# Trig identities

• Dec 1st 2007, 11:28 AM
CenturionMonkey
Trig identities
Hey guys, i am doing a problem and one of the terms is "sec(2pi + x)", so I made that "1/cos(2pi + x)", but i'm stuck. I don't know what cos(2pi + x) is equal to.
• Dec 1st 2007, 12:40 PM
galactus
$\displaystyle sec(2{\pi}+x)=sec(x)$
• Dec 1st 2007, 12:51 PM
CenturionMonkey
thanks. so does that also mean:
sin(2pi + x) = sin(x)
cos(2pi + x) = cos(x)
tan(2pi + x) = tan(x)
csc(2pi + x) = csc(x)
cot(2pi + x) = cot(x)
?

we weren't taught the (2x + x) identities, only the (2x - 1)
• Dec 1st 2007, 12:53 PM
galactus
Quote:

thanks. so does that also mean:
sin(2pi + x) = sin(x)
cos(2pi + x) = cos(x)
tan(2pi + x) = tan(x)
csc(2pi + x) = csc(x)
cot(2pi + x) = cot(x)
Yep.
• Dec 1st 2007, 06:38 PM
CenturionMonkey
ok another one.

i've gotten the left side down to

cos(x/2) - sin(x/2)
_________________

cos(x/2) + sin(x/2)

and the final right side equals:

1 - tan(x/2)
__________

1 + tan(x/2)

ps. i'm sorry for making it look so noobish. I am not sure how you guys do that fancy way of writing the equation down. The way Galactus over there answered me.
• Dec 1st 2007, 06:57 PM
Jhevon
Quote:

Originally Posted by CenturionMonkey
ok another one.

i've gotten the left side down to

cos(x/2) - sin(x/2)
_________________

cos(x/2) + sin(x/2)

and the final right side equals:

1 - tan(x/2)
__________

1 + tan(x/2)

ps. i'm sorry for making it look so noobish. I am not sure how you guys do that fancy way of writing the equation down. The way Galactus over there answered me.

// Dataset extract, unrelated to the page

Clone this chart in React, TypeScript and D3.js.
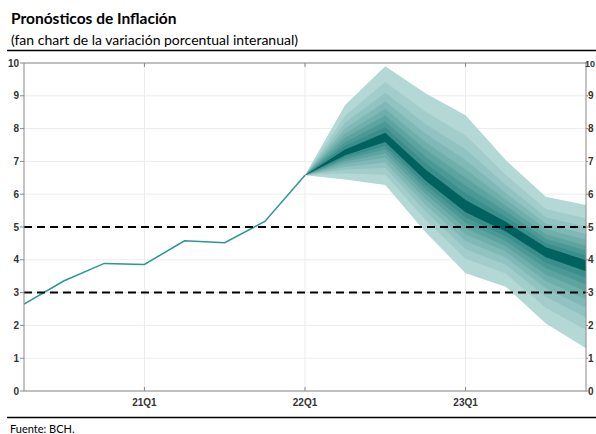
import React from 'react';
import { scaleLinear, area, line, interpolateRgb } from 'd3';

// quarters on the x axis (20Q2 .. 23Q4)
const quarters = [
  '20Q2', '20Q3', '20Q4', '21Q1', '21Q2', '21Q3', '21Q4',
  '22Q1', '22Q2', '22Q3', '22Q4', '23Q1', '23Q2', '23Q3', '23Q4',
];
const tickQuarters = ['21Q1', '22Q1', '23Q1'];
const yTicks = [0, 1, 2, 3, 4, 5, 6, 7, 8, 9, 10];

// observed inflation, 20Q2 .. 22Q1
const histQuarters = ['20Q2', '20Q3', '20Q4', '21Q1', '21Q2', '21Q3', '21Q4', '22Q1'];
const histValues = [2.65, 3.36, 3.89, 3.86, 4.58, 4.52, 5.17, 6.58];

// fan percentiles, 22Q1 .. 23Q4
const fanQuarters = ['22Q1', '22Q2', '22Q3', '22Q4', '23Q1', '23Q2', '23Q3', '23Q4'];
const p05 = [6.58, 6.45, 6.28, 4.85, 3.59, 3.18, 2.06, 1.30];
const p10 = [6.58, 6.63, 6.59, 5.22, 4.03, 3.58, 2.54, 1.86];
const p15 = [6.58, 6.75, 6.81, 5.48, 4.33, 3.85, 2.87, 2.24];
const p20 = [6.58, 6.84, 6.97, 5.68, 4.57, 4.07, 3.13, 2.54];
const p25 = [6.58, 6.92, 7.12, 5.85, 4.78, 4.25, 3.35, 2.80];
const p30 = [6.58, 7.00, 7.25, 6.01, 4.96, 4.42, 3.55, 3.04];
const p35 = [6.58, 7.06, 7.37, 6.15, 5.13, 4.57, 3.74, 3.25];
const p40 = [6.58, 7.13, 7.48, 6.29, 5.29, 4.72, 3.91, 3.46];
const p45 = [6.58, 7.19, 7.59, 6.42, 5.45, 4.86, 4.08, 3.65];
const p55 = [6.58, 7.36, 7.87, 6.75, 5.82, 5.16, 4.38, 3.99];
const p60 = [6.58, 7.48, 8.04, 6.94, 6.03, 5.31, 4.51, 4.13];
const p65 = [6.58, 7.59, 8.22, 7.14, 6.26, 5.48, 4.64, 4.28];
const p70 = [6.58, 7.72, 8.40, 7.36, 6.50, 5.65, 4.78, 4.43];
const p75 = [6.58, 7.85, 8.60, 7.59, 6.75, 5.84, 4.94, 4.60];
const p80 = [6.58, 8.00, 8.83, 7.85, 7.04, 6.04, 5.11, 4.78];
const p85 = [6.58, 8.18, 9.09, 8.14, 7.37, 6.29, 5.30, 5.00];
const p90 = [6.58, 8.40, 9.42, 8.52, 7.79, 6.59, 5.55, 5.27];
const p95 = [6.58, 8.72, 9.90, 9.08, 8.41, 7.04, 5.92, 5.67];

// target range lines
const targetLines = [3, 5];

// bands from outermost to innermost
const bands = [
  [p05, p95], [p10, p90], [p15, p85], [p20, p80], [p25, p75],
  [p30, p70], [p35, p65], [p40, p60], [p45, p55],
];

export default function App() {
  const width = 596;
  const height = 434;
  const plot = { left: 24, right: 586, top: 63, bottom: 391 };

  const xScale = scaleLinear().domain([0, quarters.length - 1]).range([plot.left, plot.right]);
  const yScale = scaleLinear().domain([0, 10]).range([plot.bottom, plot.top]);
  const qx = (q: string) => xScale(quarters.indexOf(q));

  // outer bands fade from light to mid teal, the central band is dark
  const sideColor = interpolateRgb('#b3d8d6', '#3a8e8b');
  const bandColor = (k: number) => (k === bands.length - 1 ? '#00625f' : sideColor(k / (bands.length - 2)));

  const histLine = line<number>()
    .x((d, i) => qx(histQuarters[i]))
    .y(d => yScale(d));

  const tickFont = {
    fontFamily: '"Liberation Sans Narrow", "Liberation Sans", Arial, sans-serif',
    fontSize: 10, fontWeight: 700, fill: '#333',
  };

  return (
    <svg width={width} height={height} style={{ position: 'absolute', left: 0, top: 0 }}>
      {/* titles */}
      <text x={11} y={24} style={{ fontFamily: 'Lato, sans-serif', fontSize: 15.5, fontWeight: 700 }} fill="#000">
        Pronósticos de Inflación
      </text>
      <text x={11} y={45} style={{ fontFamily: 'Lato, sans-serif', fontSize: 14 }} fill="#000">
        (fan chart de la variación porcentual interanual)
      </text>
      <line x1={7} x2={596} y1={50.5} y2={50.5} stroke="#000" strokeWidth={1.5} />

      {/* grid */}
      {yTicks.map(t => (
        <line key={'gy' + t} x1={plot.left} x2={plot.right} y1={yScale(t)} y2={yScale(t)} stroke="#ececec" strokeWidth={1} />
      ))}
      {tickQuarters.map(q => (
        <line key={'gx' + q} x1={qx(q)} x2={qx(q)} y1={plot.top} y2={plot.bottom} stroke="#ececec" strokeWidth={1} />
      ))}

      {/* fan */}
      {bands.map(([lo, hi], k) => {
        const a = area<number>()
          .x((d, i) => qx(fanQuarters[i]))
          .y0((d, i) => yScale(lo[i]))
          .y1((d, i) => yScale(hi[i]));
        return <path key={'b' + k} d={a(lo) || ''} fill={bandColor(k)} />;
      })}

      {/* observed line */}
      <path d={histLine(histValues) || ''} fill="none" stroke="#2a9793" strokeWidth={1.5} />

      {/* target range */}
      {targetLines.map(t => (
        <line key={'t' + t} x1={plot.left} x2={plot.right} y1={yScale(t)} y2={yScale(t)}
          stroke="#000" strokeWidth={2} strokeDasharray="8,5" />
      ))}

      {/* frame */}
      <rect x={plot.left} y={plot.top} width={plot.right - plot.left} height={plot.bottom - plot.top}
        fill="none" stroke="#8a8a8a" strokeWidth={1} />

      {/* y axes */}
      {yTicks.map(t => (
        <g key={'yt' + t}>
          <line x1={plot.left - 4} x2={plot.left} y1={yScale(t)} y2={yScale(t)} stroke="#8a8a8a" />
          <text x={plot.left - 5} y={yScale(t) + 3.5} textAnchor="end" style={tickFont}>{t}</text>
          <line x1={plot.right} x2={plot.right + 2} y1={yScale(t)} y2={yScale(t)} stroke="#8a8a8a" />
          {t === 10 ? (
            <text x={width - 1} y={yScale(t) + 3.5} textAnchor="end" style={{ ...tickFont, fontSize: 9 }}>{t}</text>
          ) : (
            <text x={plot.right + 2} y={yScale(t) + 3.5} textAnchor="start" style={tickFont}>{t}</text>
          )}
        </g>
      ))}

      {/* x axis */}
      {tickQuarters.map(q => (
        <g key={'xt' + q}>
          <line x1={qx(q)} x2={qx(q)} y1={plot.bottom} y2={plot.bottom - 4} stroke="#8a8a8a" />
          <line x1={qx(q)} x2={qx(q)} y1={plot.top} y2={plot.top + 4} stroke="#8a8a8a" />
          <text x={qx(q)} y={plot.bottom + 15} textAnchor="middle" style={tickFont}>{q}</text>
        </g>
      ))}

      {/* footer */}
      <line x1={7} x2={596} y1={417.5} y2={417.5} stroke="#000" strokeWidth={1.5} />
      <text x={10} y={433} style={{ fontFamily: 'Lato, sans-serif', fontSize: 11 }} fill="#000">Fuente: BCH.</text>
    </svg>
  );
}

$\displaystyle \frac {1 - \tan (x/2)}{1 + \tan (x/2)} = \frac {1 - \frac {\sin (x/2)}{\cos (x/2)}}{1 + \frac {\sin (x/2)}{\cos (x/2)}}$

now combine the fractions in the numerator and denominator and simplify
• Dec 1st 2007, 06:59 PM
CenturionMonkey
yeah i would, but the left side i gave there, is like 8 steps down from the original left side. and it's too difficult to to go from right side, all the way to the original left side. :/

original LS: sec(x) - tan(x)

orignial RS: tan((pi/4) - (x/2))
• Dec 1st 2007, 07:05 PM
Jhevon
Quote:

Originally Posted by CenturionMonkey
yeah i would, but the left side i gave there, is like 8 steps down from the original left side. and it's too difficult to to go from right side, all the way to the original left side. :/

original LS: sec(x) - tan(x)

orignial RS: tan((pi/4) - (x/2))

there is no need to go to the original left side. you will prove they are equivalent if you can bring them both to the same thing. you take advantage of the law of transitivity here.
• Dec 1st 2007, 07:08 PM
CenturionMonkey
oh i see what you're saying. alright, thanks a lot.